The Waldorf-Astoria ballroom: a Phi Gamma Delta fraternal function in 1908.

Philip Burch, Rutgers University political science professor, pursues a similar vein in his detailed study on American elites. Regarding elite family ties, he observes. “This area has long been overlooked by American social scientists, perhaps because the very concept runs counter to the nation’s democratic ethos.”[2]

In fact, an implicit censure was imposed on those who dared to raise the subject of elites in the United States. Such studies were belittled as the fruit of dreamers, and discredited in “serious” academic milieus. “To propose that American society is almost as class-based as British society pushes one to the fringes of social respectability,” noted Peter Cookson and Caroline Hodges Persell.[3]

However, by the mid-1930s the egalitarian interpretation of the American democratic experience began to reveal serious deficiencies. Growing numbers of sociological, historical, and psychological studies began to demonstrate not only the existence of defined and cohesive elites in American society, but also that the history of the elites is the principal essence of the history of the country. Professors Thomas Dye and L. Harmon Zeigler write:

“The pluralist ideology went unchallenged for a number of years, not only in American government texts, but also in the general literature of political science. Recently, however, several scholars have challenged the pluralists’ claims to empirical validity and, therefore, undermined their claim to normative prescription as well. These scholars [are] sometimes referred to as neo-elitists.”[4]

UN Children's Fund Gala Dinner Dance also celebrating the Waldorf-Astoria's Silver Anniversary held in the Grand Ballroom, September 28, 1956.

Confronted with the reality of the existence in the United States of elites analogous to the nobility and of their important role in the social, cultural, political, and economic life of the country, this nucleus of scholars (often of disparate political and social ideologies) began the enormous task of reexamining concepts that had dominated American historiography and sociology. A revisionist school was thus born, and soon acquired the name “elitist” because of its emphasis on the historical role of the elites.

The appearance of this elitist school coincides with and at a certain point relates to the post-World War II “conservative revival.” Galvanized by a group of thinkers at the end of the 1940s, this current sought to revive conservative and traditional thinking in face of the growing debility of the dominant liberal doctrines. A fruit of this revival was a multiform conservative movement that continues to this day. One of its leading figures is the political thinker Dr.

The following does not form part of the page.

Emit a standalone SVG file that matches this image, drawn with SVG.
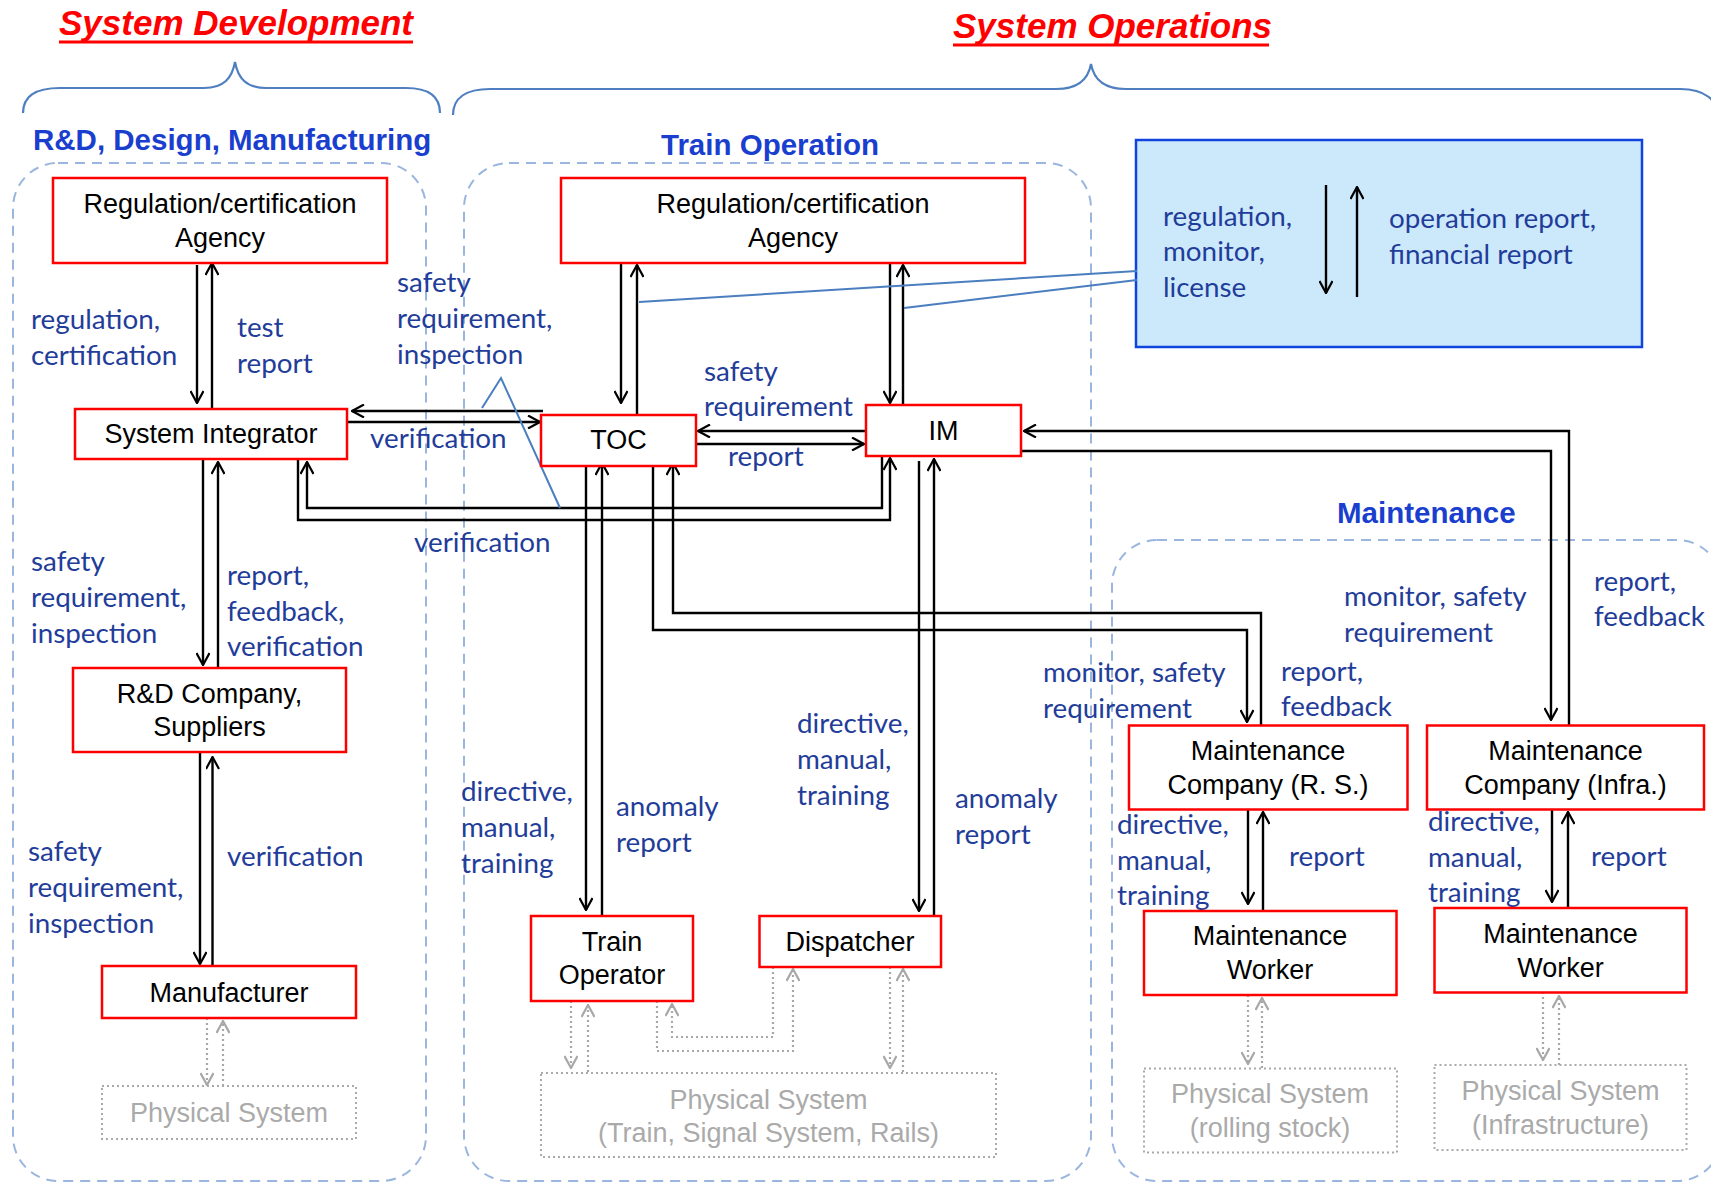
<svg xmlns="http://www.w3.org/2000/svg" width="1711" height="1182" viewBox="0 0 1711 1182">
<style>
.bg{fill:#ffffff}
.title{font-family:"Liberation Sans",Arial,sans-serif;font-weight:bold;font-style:italic;font-size:35px;fill:#ff0000}
.uline{stroke:#ff0000;stroke-width:3}
.sect{font-family:"Liberation Sans",Arial,sans-serif;font-weight:bold;font-size:29.5px;fill:#1a3fcf}
.brace{fill:none;stroke:#4f7fc0;stroke-width:2.2}
.cont{fill:none;stroke:#9ab6de;stroke-width:2;stroke-dasharray:10 7}
.node rect{fill:#ffffff;stroke:#ff0000;stroke-width:2.5}
.node text{font-family:"Liberation Sans",Arial,sans-serif;font-size:27px;fill:#000000;text-anchor:middle}
.phys rect{fill:#ffffff;stroke:#aaaaaa;stroke-width:2;stroke-dasharray:2 3}
.phys text{font-family:"Liberation Sans",Arial,sans-serif;font-size:27px;fill:#aaaaaa;text-anchor:middle}
.lbl{font-family:Lato,"Open Sans",sans-serif;font-size:27.8px;fill:#1f3d99}
.conn{fill:none;stroke:#000000;stroke-width:2.4}
.dot{fill:none;stroke:#a8a8a8;stroke-width:2.2;stroke-dasharray:2 3}
.ann{fill:none;stroke:#4a7ebf;stroke-width:2}
.bluebox{fill:#cce9fc;stroke:#1144dd;stroke-width:2.5}
</style>
<defs>
<marker id="arr" viewBox="0 0 14 14" refX="13" refY="7" markerWidth="14" markerHeight="14" markerUnits="userSpaceOnUse" orient="auto">
<path d="M1,0.5 L13,7 L1,13.5" fill="none" stroke="#000000" stroke-width="2.2"/>
</marker>
<marker id="garr" viewBox="0 0 14 14" refX="13" refY="7" markerWidth="14" markerHeight="14" markerUnits="userSpaceOnUse" orient="auto">
<path d="M1,0.5 L13,7 L1,13.5" fill="none" stroke="#a8a8a8" stroke-width="2.2"/>
</marker>
</defs>
<rect class="bg" x="0" y="0" width="1711" height="1182"/>

<g id="titles">
<text class="title" x="59" y="35">System Development</text>
<line class="uline" x1="59" y1="42" x2="413" y2="42"/>
<text class="title" x="953" y="38">System Operations</text>
<line class="uline" x1="953" y1="45" x2="1269" y2="45"/>
<path class="brace" d="M23,113 C23,96 36,88 60,88 L204,88 C224,88 232,78 235,62 C238,78 246,88 266,88 L406,88 C428,88 440,96 440,113"/>
<path class="brace" d="M453,115 C453,98 466,89 490,89 L1056,89 C1078,89 1088,80 1091,64 C1094,80 1104,89 1126,89 L1680,89 C1705,89 1718,100 1718,118"/>
<text class="sect" x="33" y="150">R&amp;D, Design, Manufacturing</text>
<text class="sect" x="661" y="155">Train Operation</text>
<text class="sect" x="1337" y="523">Maintenance</text>
</g>

<g id="containers">
<rect class="cont" x="13" y="163" width="413" height="1018" rx="45"/>
<rect class="cont" x="464" y="163" width="627" height="1018" rx="45"/>
<rect class="cont" x="1112" y="540" width="610" height="641" rx="45"/>
</g>

<g id="oversight">
<rect class="bluebox" x="1136" y="140" width="506" height="207"/>
<text class="lbl" x="1163" y="226">regulation,</text>
<text class="lbl" x="1163" y="261">monitor,</text>
<text class="lbl" x="1163" y="297">license</text>
<text class="lbl" x="1389" y="228">operation report,</text>
<text class="lbl" x="1389" y="264">financial report</text>
</g>

<g id="connectors">
<path class="conn" d="M197,265 V403" marker-end="url(#arr)"/>
<path class="conn" d="M212,408 V263" marker-end="url(#arr)"/>
<path class="conn" d="M543,411 H352" marker-end="url(#arr)"/>
<path class="conn" d="M347,422 H540" marker-end="url(#arr)"/>
<path class="conn" d="M203,460 V665" marker-end="url(#arr)"/>
<path class="conn" d="M218,668 V462" marker-end="url(#arr)"/>
<path class="conn" d="M200,753 V964" marker-end="url(#arr)"/>
<path class="conn" d="M212.5,967 V757" marker-end="url(#arr)"/>
<path class="dot" d="M207,1018 V1085" marker-end="url(#garr)"/>
<path class="dot" d="M223,1086 V1021" marker-end="url(#garr)"/>
<path class="conn" d="M298,459 V520 H890 V458" marker-end="url(#arr)"/>
<path class="conn" d="M882,456 V508 H307 V462" marker-end="url(#arr)"/>
<path class="conn" d="M621,263 V403" marker-end="url(#arr)"/>
<path class="conn" d="M637,414 V265" marker-end="url(#arr)"/>
<path class="conn" d="M890,264 V403" marker-end="url(#arr)"/>
<path class="conn" d="M903,405 V265" marker-end="url(#arr)"/>
<path class="conn" d="M866,431 H698" marker-end="url(#arr)"/>
<path class="conn" d="M696,444 H864" marker-end="url(#arr)"/>
<path class="conn" d="M586,463 V910" marker-end="url(#arr)"/>
<path class="conn" d="M602,916 V463" marker-end="url(#arr)"/>
<path class="conn" d="M919,461 V911" marker-end="url(#arr)"/>
<path class="conn" d="M934,916 V459" marker-end="url(#arr)"/>
<path class="conn" d="M653,463 V630 H1247 V722" marker-end="url(#arr)"/>
<path class="conn" d="M1261,725 V613 H673 V463" marker-end="url(#arr)"/>
<path class="conn" d="M1021,451 H1551 V720" marker-end="url(#arr)"/>
<path class="conn" d="M1569,725 V431 H1024" marker-end="url(#arr)"/>
<path class="conn" d="M1248,809 V904" marker-end="url(#arr)"/>
<path class="conn" d="M1263,911 V812" marker-end="url(#arr)"/>
<path class="conn" d="M1552,809 V902" marker-end="url(#arr)"/>
<path class="conn" d="M1568,908 V812" marker-end="url(#arr)"/>
<path class="dot" d="M1248,995 V1064" marker-end="url(#garr)"/>
<path class="dot" d="M1262,1068 V998" marker-end="url(#garr)"/>
<path class="dot" d="M1543,992 V1060" marker-end="url(#garr)"/>
<path class="dot" d="M1559,1065 V996" marker-end="url(#garr)"/>
<path class="dot" d="M571,1001 V1068" marker-end="url(#garr)"/>
<path class="dot" d="M588,1072 V1005" marker-end="url(#garr)"/>
<path class="dot" d="M657,1001 V1051 H793 V969" marker-end="url(#garr)"/>
<path class="dot" d="M773,967 V1037 H672 V1004" marker-end="url(#garr)"/>
<path class="dot" d="M890,967 V1068" marker-end="url(#garr)"/>
<path class="dot" d="M903,1072 V969" marker-end="url(#garr)"/>
<path class="conn" d="M1326,185 V293" marker-end="url(#arr)"/>
<path class="conn" d="M1357,297 V187" marker-end="url(#arr)"/>
<path class="ann" d="M482,408 L501,378 L560,508"/>
<path class="ann" d="M639,302 L1137,271"/>
<path class="ann" d="M904,308 L1137,280"/>
</g>

<g id="labels">
<text class="lbl" x="31" y="329">regulation,</text>
<text class="lbl" x="31" y="365">certification</text>
<text class="lbl" x="237" y="337">test</text>
<text class="lbl" x="237" y="373">report</text>
<text class="lbl" x="397" y="292">safety</text>
<text class="lbl" x="397" y="328">requirement,</text>
<text class="lbl" x="397" y="364">inspection</text>
<text class="lbl" x="370" y="448">verification</text>
<text class="lbl" x="31" y="571">safety</text>
<text class="lbl" x="31" y="607">requirement,</text>
<text class="lbl" x="31" y="643">inspection</text>
<text class="lbl" x="227" y="585">report,</text>
<text class="lbl" x="227" y="621">feedback,</text>
<text class="lbl" x="227" y="656">verification</text>
<text class="lbl" x="28" y="861">safety</text>
<text class="lbl" x="28" y="897">requirement,</text>
<text class="lbl" x="28" y="933">inspection</text>
<text class="lbl" x="227" y="866">verification</text>
<text class="lbl" x="414" y="552">verification</text>
<text class="lbl" x="704" y="381">safety</text>
<text class="lbl" x="704" y="416">requirement</text>
<text class="lbl" x="728" y="466">report</text>
<text class="lbl" x="461" y="801">directive,</text>
<text class="lbl" x="461" y="837">manual,</text>
<text class="lbl" x="461" y="873">training</text>
<text class="lbl" x="616" y="816">anomaly</text>
<text class="lbl" x="616" y="852">report</text>
<text class="lbl" x="797" y="733">directive,</text>
<text class="lbl" x="797" y="769">manual,</text>
<text class="lbl" x="797" y="805">training</text>
<text class="lbl" x="955" y="808">anomaly</text>
<text class="lbl" x="955" y="844">report</text>
<text class="lbl" x="1043" y="682">monitor, safety</text>
<text class="lbl" x="1043" y="718">requirement</text>
<text class="lbl" x="1281" y="681">report,</text>
<text class="lbl" x="1281" y="716">feedback</text>
<text class="lbl" x="1344" y="606">monitor, safety</text>
<text class="lbl" x="1344" y="642">requirement</text>
<text class="lbl" x="1594" y="591">report,</text>
<text class="lbl" x="1594" y="626">feedback</text>
<text class="lbl" x="1117" y="834">directive,</text>
<text class="lbl" x="1117" y="870">manual,</text>
<text class="lbl" x="1117" y="905">training</text>
<text class="lbl" x="1289" y="866">report</text>
<text class="lbl" x="1428" y="831">directive,</text>
<text class="lbl" x="1428" y="867">manual,</text>
<text class="lbl" x="1428" y="902">training</text>
<text class="lbl" x="1591" y="866">report</text>
</g>

<g id="node-agency-dev" class="node">
<rect x="53" y="178" width="334" height="85"/>
<text x="220" y="213">Regulation/certification</text>
<text x="220" y="247">Agency</text>
</g>
<g id="node-system-integrator" class="node">
<rect x="75" y="409" width="272" height="50"/>
<text x="211" y="443">System Integrator</text>
</g>
<g id="node-rd-company" class="node">
<rect x="73" y="668" width="273" height="84"/>
<text x="209.5" y="703">R&amp;D Company,</text>
<text x="209.5" y="736">Suppliers</text>
</g>
<g id="node-manufacturer" class="node">
<rect x="102" y="966" width="254" height="52"/>
<text x="229" y="1002">Manufacturer</text>
</g>
<g id="node-physical-dev" class="phys">
<rect x="102" y="1086" width="254" height="53"/>
<text x="229" y="1122">Physical System</text>
</g>
<g id="node-agency-ops" class="node">
<rect x="561" y="178" width="464" height="85"/>
<text x="793" y="213">Regulation/certification</text>
<text x="793" y="247">Agency</text>
</g>
<g id="node-toc" class="node">
<rect x="541" y="415" width="155" height="51"/>
<text x="618.5" y="449">TOC</text>
</g>
<g id="node-im" class="node">
<rect x="866" y="405" width="155" height="51"/>
<text x="943.5" y="440">IM</text>
</g>
<g id="node-train-operator" class="node">
<rect x="531" y="916" width="162" height="85"/>
<text x="612" y="951">Train</text>
<text x="612" y="984">Operator</text>
</g>
<g id="node-dispatcher" class="node">
<rect x="759.5" y="916" width="181.5" height="51"/>
<text x="850" y="951">Dispatcher</text>
</g>
<g id="node-physical-ops" class="phys">
<rect x="541" y="1073" width="455" height="84"/>
<text x="768.5" y="1109">Physical System</text>
<text x="768.5" y="1142">(Train, Signal System, Rails)</text>
</g>
<g id="node-mc-rs" class="node">
<rect x="1129" y="725.5" width="278.5" height="84"/>
<text x="1268" y="760">Maintenance</text>
<text x="1268" y="794">Company (R. S.)</text>
</g>
<g id="node-mc-infra" class="node">
<rect x="1427" y="725.5" width="277" height="84"/>
<text x="1565.5" y="760">Maintenance</text>
<text x="1565.5" y="794">Company (Infra.)</text>
</g>
<g id="node-worker-rs" class="node">
<rect x="1144" y="911" width="252.5" height="84"/>
<text x="1270" y="945">Maintenance</text>
<text x="1270" y="979">Worker</text>
</g>
<g id="node-worker-infra" class="node">
<rect x="1434.5" y="908" width="252" height="84.5"/>
<text x="1560.5" y="943">Maintenance</text>
<text x="1560.5" y="977">Worker</text>
</g>
<g id="node-physical-rs" class="phys">
<rect x="1144" y="1068.5" width="253" height="84"/>
<text x="1270" y="1103">Physical System</text>
<text x="1270" y="1137">(rolling stock)</text>
</g>
<g id="node-physical-infra" class="phys">
<rect x="1434.5" y="1065" width="252" height="85"/>
<text x="1560.5" y="1100">Physical System</text>
<text x="1560.5" y="1134">(Infrastructure)</text>
</g>
</svg>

Russell Kirk.[5]

The elitist school deems the stance of the egalitarian pluralist school flawed because it is derived from presuppositions proven false by sociological, historical, and psychological research. After demonstrating the inconsistency of the rationalist bases of liberal democracy, the prominent elitist scholar C. Wright Mills concludes: “But now we must recognize this description [of democratic society] as a set of images out of a fairy tale.”[6]

The Astors at the Waldorf-Astoria

Analyzing the scientific and doctrinal bankruptcy of other sociological schools (among which were the Marxist and pluralist schools and that of Max Weber), Michael Burton and John Higley reached the same conclusions:

“Political sociology is currently without a dominant or leading paradigm. Pluralism has been largely displaced, but nothing has taken its place….

“We think elite theory may be able to step into this gap…. Even though much debate about their detailed formulation and application could be expected, the broad contentions of elite inevitability, elite variability, and elite-nonelite interdependence are consonant with the thinking of many political sociologists today. Indeed, over the last decade or so political sociology has experienced a noticeable, albeit implicit, convergence in the direction of elite theory….

“The field of elite studies is now rather enormous. Since Putnam’s (1976) authoritative survey of some 650 works in English alone, nearly half that number have been published (the Social Science Index lists nearly 250 articles on elites appearing between 1976 and 1984).[7]

Portrait of Lady Pauline Waldorf Astor

Of fairly recent origin, the elitist school has yet to develop fully its doctrines and their consequences. There seems to be room for development in the area of the moral influence of social elites—as, for example, their role as models for society. The elitist school focuses its analysis particularly on the political and sociological elements of the elites. In this it differs from the perspective of the author of this book, who bases his analysis of the social hierarchy on principles of religion, morality, and natural law.

The application of the principles of Pius XII regarding the existence and function of elites in modern society, that is, the use of religious criteria for analyzing a subject not customarily considered religious, is sound and advantageous. Considering the large number of Catholics in the world and the resulting influence of a Pontiff’s thinking, an understanding of such papal teaching is a matter of great public interest, even for those who are not Catholics.

One cannot, however, deny the objective validity of the findings of the elitist school, which belie many preconceptions inherent in the liberal democratic vision and which present a more faithful picture of the social and historical reality of the United States as—in many ways—an aristocratic nation living within a democratic state.

 

Plinio Corrêa de Oliveira, Nobility and Analogous Traditional Elites in the Allocutions of Pius XII: A Theme Illuminating American Social History (York, Penn.: The American Society for the Defense of Tradition, Family, and Property, 1993), Appendix I, pp. 150-152.

 


[1] Vance Packard, The Status Seekers (New York: David McKay Co., 1959), p. 6.

[2] Philip Burch, Elites in American History (New York: Holmes & Meier, 1980), Vol. 3, pp. 3-4.

[3] Peter W. Cookson, Jr. and Caroline Hodges Persell, Preparing for Power: America’s Elite Boarding Schools (New York: Basic Books, 1985), p. 16.

[4] Thomas R. Dye and L. Harmon Zeigler, The Irony of Democracy, 2d. ed. (Belmont, Calif.: Duxbury Press, 1972), p. vii.

[5] Cf. Kirk’s Conservative Mind, already noted, and The Portable Conservative Reader (New York: Penguin, !982).

[6] C. Wright Mills, The Power Elite (New York: Oxford Univ. Press, 1956), p. 300.

[7] Michael G. Burton and John Higley, “Invitation to Elite Theory: The Basic Contentions Reconsidered,” in Power Elites and Organizations, G. William Domhoff and Thomas R. Dye, eds. (Newbury Park, Calif.: Sage Publications, 1987), pp. 235-237. Burton is a professor of sociology at Loyola College, Baltimore. Higley is a professor of government and sociology at the University of Texas at Austin.